Tropical storm Flossie is powering through the Pacific Ocean on a collision course with Hawaii. The storm is one of two systems approaching the offshore US state, and both are quickly gathering steam. Storm Erick is now at hurricane strength, spinning with winds upwards of 75mph. Both Erick and Flossie are expected to become major hurricanes over the next few days.
The NOAA’s National Hurricane Centre (NHC) released their most recent advisory for Flossie today.
According to them, the storm is moving towards the west into the Central Pacific and will become a major hurricane in the next two days.
The latest advisory reads: “At 500 AM HST (1500 UTC), the centre of Tropical Storm Flossie was located near latitude 12.2 North, longitude 120.5 West.
“Flossie is moving toward the west near 15 mph (24 km/h).”
“The tropical storm is forecast to turn toward the west-northwest later today, and then continue moving west-northwestward at 15 to 20 mph through the end of the week.
“Maximum sustained winds are near 70 mph (110 km/h) with higher gusts.
“Flossie is expected to become a hurricane later today and could be near major hurricane strength by Thursday.
“Tropical-storm-force winds extend outward up to 80 miles (130 km) from the centre.”
Will tropical storm Flossie hit Hawaii?
Both Flossie and Erick are on a path towards Hawaii’s southern islands.

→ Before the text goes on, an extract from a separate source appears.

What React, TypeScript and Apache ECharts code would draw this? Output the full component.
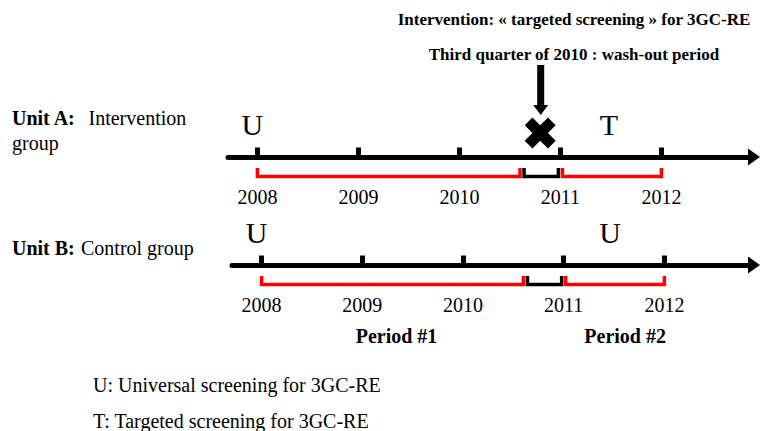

Big Island is most at risk from stormy conditions, but neither system is expected to pass right over the islands.
Instead, they will “glance” the state’s southern tip.
Meteorologists believe Flossie will strengthen as it moves towards, the west, but weaken once again as it nears Hawaii.
The state will feel the effects of the storm as it stirs in the seas off the coast.
Forecasters predict rip currents, showers, thunderstorms and rough seas as Flossie passes.
Experts with weather forecasters AccuWeather believe the 2019 Pacific hurricane season will be “above average” in terms of activity.